Prompt:
Print nothing but the lines from the start of the listing below through the line that contains "import pandas as pd". Do not include the pictures.

##########

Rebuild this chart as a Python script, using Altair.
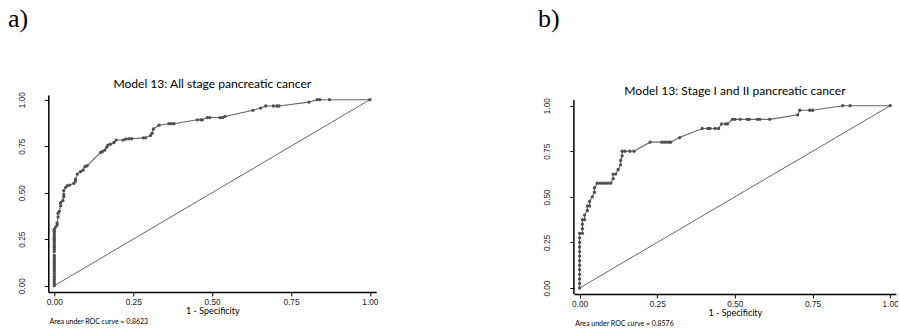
import altair as alt
import pandas as pd

# ---- ROC coordinates (1 - specificity, sensitivity) ----
# Model 13, all-stage pancreatic cancer
a_fpr = [0, 0, 0, 0, 0, 0, 0, 0, 0, 0, 0, 0, 0, 0, 0, 0, 0, 0, 0, 0, 0, 0, 0, 0, 0, 0, 0, 0,
         0.004, 0.009, 0.009, 0.012, 0.012, 0.016, 0.02, 0.02, 0.027, 0.03, 0.03, 0.03, 0.036,
         0.041, 0.049, 0.062, 0.067, 0.067, 0.073, 0.083, 0.091, 0.097, 0.104, 0.147, 0.152,
         0.16, 0.166, 0.17, 0.178, 0.189, 0.196, 0.218, 0.226, 0.236, 0.245, 0.282, 0.289,
         0.305, 0.31, 0.314, 0.332, 0.363, 0.371, 0.379, 0.453, 0.464, 0.469, 0.485, 0.493,
         0.525, 0.533, 0.541, 0.629, 0.654, 0.67, 0.694, 0.705, 0.712, 0.807, 0.833, 0.841,
         0.872, 1.0]
a_tpr = [0.0, 0.011, 0.022, 0.033, 0.044, 0.054, 0.065, 0.076, 0.087, 0.098, 0.109, 0.12,
         0.13, 0.141, 0.152, 0.163, 0.185, 0.196, 0.207, 0.217, 0.228, 0.239, 0.25, 0.261,
         0.272, 0.283, 0.293, 0.304,
         0.315, 0.326, 0.337, 0.37, 0.39, 0.40, 0.43, 0.446, 0.457, 0.478, 0.49, 0.511, 0.529,
         0.538, 0.541, 0.55, 0.562, 0.573, 0.6, 0.613, 0.621, 0.64, 0.645, 0.717, 0.72,
         0.729, 0.745, 0.756, 0.761, 0.77, 0.783, 0.783, 0.788, 0.79, 0.79, 0.795, 0.795,
         0.808, 0.82, 0.843, 0.863, 0.871, 0.871, 0.871, 0.892, 0.892, 0.892, 0.904, 0.904,
         0.904, 0.904, 0.91, 0.943, 0.955, 0.966, 0.966, 0.966, 0.966, 0.987, 1.0, 1.0,
         1.0, 1.0]

# Model 13, stage I and II pancreatic cancer
b_fpr = [0, 0, 0, 0, 0, 0, 0, 0, 0, 0, 0, 0, 0,
         0.009, 0.009, 0.009, 0.009, 0.016, 0.016, 0.025, 0.025, 0.032, 0.032, 0.041, 0.048,
         0.048, 0.057, 0.066, 0.074, 0.083, 0.091, 0.1, 0.108, 0.108, 0.116, 0.124, 0.132,
         0.132, 0.137, 0.137, 0.146, 0.162, 0.175, 0.227, 0.264, 0.272, 0.28, 0.288, 0.293,
         0.322, 0.395, 0.413, 0.42, 0.436, 0.447, 0.457, 0.47, 0.476, 0.492, 0.5, 0.517,
         0.54, 0.546, 0.572, 0.58, 0.612, 0.702, 0.709, 0.741, 0.75, 0.847, 0.871, 1.0]
b_tpr = [0.0, 0.025, 0.05, 0.075, 0.1, 0.125, 0.15, 0.175, 0.2, 0.225, 0.25, 0.275, 0.3,
         0.3, 0.325, 0.35, 0.375, 0.375, 0.4, 0.425, 0.45, 0.45, 0.475, 0.5, 0.525,
         0.55, 0.575, 0.575, 0.575, 0.575, 0.575, 0.575, 0.6, 0.625, 0.625, 0.65, 0.675,
         0.7, 0.725, 0.75, 0.75, 0.75, 0.75, 0.8, 0.8, 0.8, 0.8, 0.8, 0.8,
         0.825, 0.875, 0.875, 0.875, 0.875, 0.875, 0.9, 0.9, 0.9, 0.925, 0.925, 0.925,
         0.925, 0.925, 0.925, 0.925, 0.925, 0.95, 0.975, 0.975, 0.975, 1.0, 1.0, 1.0]

tick_values = [0, 0.25, 0.5, 0.75, 1.0]
chance_line = [0, 1]

titles = ["Model 13: All stage pancreatic cancer",
          "Model 13: Stage I and II pancreatic cancer"]
auc_notes = ["Area under ROC curve = 0.8623", "Area under ROC curve = 0.8576"]
tags = ["a)", "b)"]

CURVE = "#666666"
DOT = "#4f4f4f"
SANS = "Lato"
TICKFONT = "Liberation Sans"


def roc_panel(fpr, tpr, title, note, tag, width, height, xdom, ydom,
              title_y, tag_x, draw_y_line_from=None):
    pts = pd.DataFrame({"fpr": fpr, "tpr": tpr, "k": list(range(len(fpr)))})
    diag = pd.DataFrame({"fpr": chance_line, "tpr": chance_line})

    x_axis = alt.Axis(values=tick_values, format=".2f", labelAngle=0, labelFlush=False,
                      labelFont=TICKFONT, labelFontSize=8.3, labelColor="#222222",
                      labelPadding=2, tickSize=4, tickColor="black", tickWidth=1,
                      domainColor="black", domainWidth=1.5, grid=False,
                      title="1 - Specificity", titleFont=SANS, titleFontSize=9,
                      titleFontWeight="normal", titleColor="black",
                      titleAlign="center", titleBaseline="alphabetic",
                      titleX=width / 2, titleY=22)
    y_axis = alt.Axis(values=tick_values, format=".2f", labelAngle=270,
                      labelAlign="center", labelBaseline="middle",
                      labelFont=TICKFONT, labelFontSize=8.3, labelColor="#222222",
                      labelPadding=22, tickSize=4, tickColor="black", tickWidth=1,
                      domain=draw_y_line_from is None,
                      domainColor="black", domainWidth=1.5, grid=False, title=None)

    xs = alt.Scale(domain=xdom, nice=False, zero=False)
    ys = alt.Scale(domain=ydom, nice=False, zero=False)

    ref = alt.Chart(diag).mark_line(color="#555555", strokeWidth=0.9).encode(
        x=alt.X("fpr:Q", scale=xs, axis=x_axis),
        y=alt.Y("tpr:Q", scale=ys, axis=y_axis),
    )
    curve = alt.Chart(pts).mark_line(color=CURVE, strokeWidth=1.1).encode(
        x="fpr:Q", y="tpr:Q", order="k:Q")
    dots = alt.Chart(pts).mark_circle(color=DOT, opacity=1, size=11).encode(
        x="fpr:Q", y="tpr:Q")

    label_df = pd.DataFrame({"t": [title]})
    head = alt.Chart(label_df).mark_text(
        font=SANS, fontSize=12.1, align="center", baseline="alphabetic", color="black"
    ).encode(text="t:N", x=alt.value(width / 2), y=alt.value(title_y))

    note_mark = alt.Chart(pd.DataFrame({"t": [note]})).mark_text(
        font=SANS, fontSize=7, align="left", baseline="alphabetic", color="black"
    ).encode(text="t:N", x=alt.value(1.3), y=alt.value(height + 32.5))

    tag_mark = alt.Chart(pd.DataFrame({"t": [tag]})).mark_text(
        font="Liberation Serif", fontSize=26, align="left", baseline="alphabetic",
        color="black"
    ).encode(text="t:N", x=alt.value(tag_x), y=alt.value(-68.3))

    layers = [ref, curve, dots, head, note_mark, tag_mark]
    if draw_y_line_from is not None:
        axis_line = alt.Chart(pd.DataFrame({"t": [0]})).mark_rule(
            color="black", strokeWidth=1.5
        ).encode(x=alt.value(0), y=alt.value(draw_y_line_from), y2=alt.value(height))
        layers.append(axis_line)

    return alt.layer(*layers).properties(width=width, height=height)


panel_a = roc_panel(a_fpr, a_tpr, titles[0], auc_notes[0], tags[0],
                    width=328, height=197,
                    xdom=[-0.019, 1.0203], ydom=[-0.0339, 1.0253],
                    title_y=-6.6, tag_x=-40.4)
panel_b = roc_panel(b_fpr, b_tpr, titles[1], auc_notes[1], tags[1],
                    width=322, height=199,
                    xdom=[-0.0184, 1.0184], ydom=[-0.0329, 1.0587],
                    title_y=-0.3, tag_x=-36, draw_y_line_from=5)

chart = alt.hconcat(panel_a, panel_b, spacing=197.6, bounds="flush").properties(
    padding={"left": 7.3, "top": 5, "right": 0, "bottom": 0},
    background="white",
).configure_view(stroke=None)

chart.save("out.html", embed_options={"renderer": "svg", "actions": False})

##########

Reply:
Rebuild this chart as a Python script, using Altair.
import altair as alt
import pandas as pd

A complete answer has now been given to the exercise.